Again, I am talking about ANY country on earth, not the US. This removes the bothersome Democrat vs. Republican arguments. Responsible immigration policy should look after both the nation and immigrants in order to ensure that immigration does not become a burden for one and a tragedy for the other.
Of course you have to allow some number of people to migrate on humanitarian basis. That's just being nice people. It can't be millions though. That's just a sad reality of the equation any nation faces.
And so, as one goes through this analysis, one never encounters a "let's allow millions of people per year into the country without controls". And that is because this makes no sense whatsoever for any nation on earth.
What I find interesting is that nobody argues with the immigration rules of countries like New Zealand or pretty much any other nation in the world. I mention New Zealand because I have a friend who moved there. They had to go through a points-based system and all the legalities to get in. And they did. The funny part is that they did not object to that system at all and actually thought it was sensible. And yet, with the other side of their face, when it comes to the US, they are full-on open borders supporters. I have to admit I don't understand this at all.
Love or hate Trump, his strong southern border illegal immigration position was the correct one for a nation that IS NOT CREATING EXCESS JOBS. We are on a fight for survival. More and more industries and jobs are being eroded by China and other global competitors. Sorry, we just can't have millions of people come in without controls. It makes no sense for the nation or those coming in.
We can't use past examples (50+ years ago) of illegal immigration as a metric to justify what's going on today. Why? Because of the thing I have been repeating: We are not creating jobs in excess. Back then things were very different. China was an agrarian economy. Today they are the second largest economy in the world, are landing drones on Mars and are sucking jobs from every nation in the world. Fifty years ago we were exploding with jobs and growth. Today we are shrinking, and, sadly, it is likely to get worse.
I don't know how to solve this equation without saying that illegal immigration at the current scale is nothing less than insanity.
Look, I fully agree with you, and I also don’t care about Republican/Democrat drama, as I’m not even American.
My point is that on the other side of the border, I fail to see this “open border policy”. If I wanted to migrate to America (which I don’t), I would have to go through the same as your parents, my friends who applied for a Work visa, had to go through the same stuff. Just a few weeks ago, a friend of mine who is a lawyer, who has his own practice and earns a decent amount of money, got his tourist visa denied at the embassy. The legal way is already hard, those who I know nowdays who are illegally, entered legally because crossing the border is deemed too dangerous and only for desperate people.
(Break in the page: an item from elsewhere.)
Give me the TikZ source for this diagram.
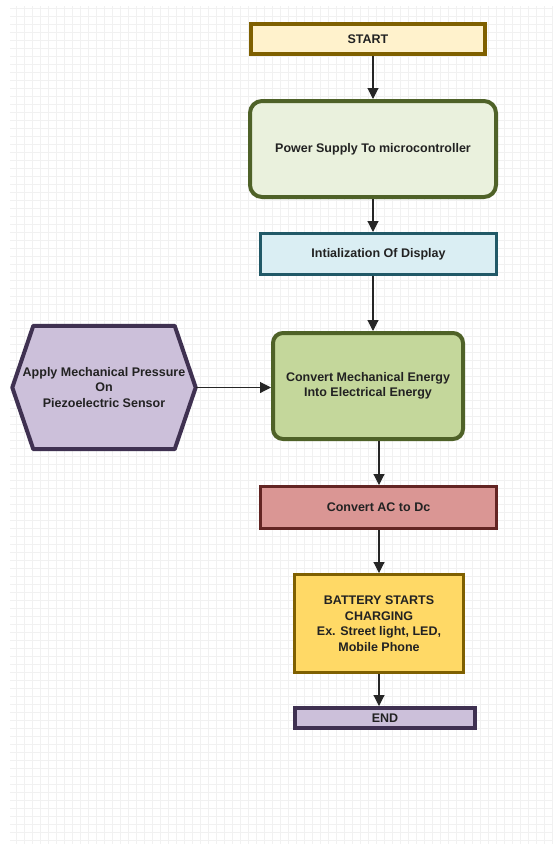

So you think the amount of people America can house is lower than current immigration, well I don’t have the numbers but I don’t disagree with you. The thing is migrants on the southern border are already risking death. A couple of more border patrol officers might do a nice anti immigration rhetoric, but I don’t really think it’s discouraging enough, and still doesn’t address the problem of people overstaying their visa. So in my eyes, this policies, the critics of “promoting uncontrolled immigration”, and the concern about the humanitarian crisis on the border is more a political argument than something that really address the immigration problem, something that -I might need to reiterate- I agree that should be controlled.